Whatever happened to days that were defined by the activities that absorbed one’s time? I was contemplating that thought just the other day when my daughter (she’s ten) couldn’t quite figure out what day of the week it was. For a moment, I was appalled. This has happened more than once and I feel that part of the reason is cable\satellite TV (cartoons on demand). Not to mention misplaced school “holidays”. On the week of March 14th, I stumbled out of my usual early afternoon coma, which is induced by the unusual hours I’m currently working (2:00 PM – 12:30 AM, Monday thru Saturday – at least until we complete a backlog of printers that had quickly piled up as the result of selectively inept management decisions. There’s nothing like the painful incompetence that emanates from “Leadership”). I was wondering why she wasn’t in school and got the usual “dad is so out of touch with the real world” looks from both wife and daughter. “It’s Spring Break” was the impatient reply. Of course, I foolishly shot back “I thought it was still winter”. Ah yes, dad is so ignorant, sometimes. I looked at my wife and said “Instead of ‘Spring Break’, why doesn’t the school system just call it what it is, namely ‘The Teachers Don’t Feel like Working This Week – So There, Break.’” How nice.

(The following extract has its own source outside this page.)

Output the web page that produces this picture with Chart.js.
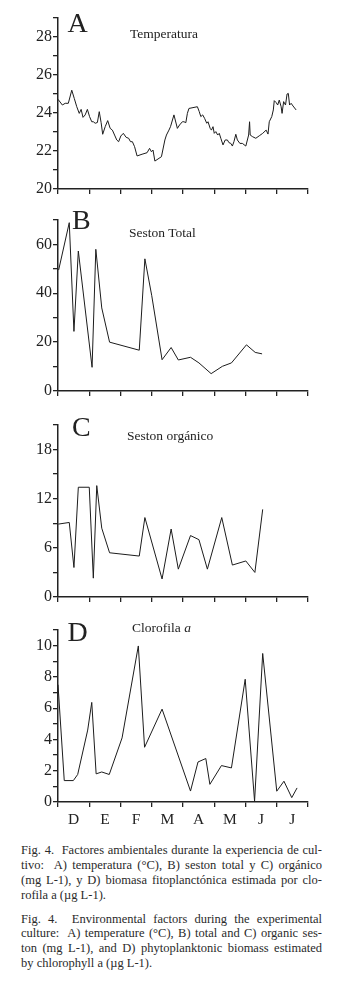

When I was a kid, time was more orderly and defined. Monday was the start of the school week (a precursor to “Oh no, it’s a Monday” feeling one gets at the start of a work week). After all, wasn’t school the “work week” of a kid? This sense of time made it’s way through the next few days until, at last, Friday afternoon. Then it was Friday evening cartoons, which, unlike the after school cartoons Monday thru Friday, were geared more towards current times and seemed more sophisticated (“Johnny Quest” vs “Looney Tunes”). But that was mostly because I was staying up late on Friday night. Plus, I never really understood all the adult references in the old Bugs Bunny type toons, circa World War 2 that floated along the network channels in the just-after-school hours. Saturdays were magic and will never be re-lived. Sundays were all church, visiting Grandma, playing outside with my "Sunday Grandma’s neighborhood friends" and special Sunday dinners. Each holiday had it’s soul piercing unique flavor. Summers beckoned until silenced by Christmas but stayed forever once they had arrived. The world slowly went to sleep in Fall but smiled briefly on Halloween.
Now, time seems to move only forward. Ever forward. I need to find that old, forgotten way that I possessed as a child – to make time stop and start in tune with the days of the week and the lost, melting seasons of the year.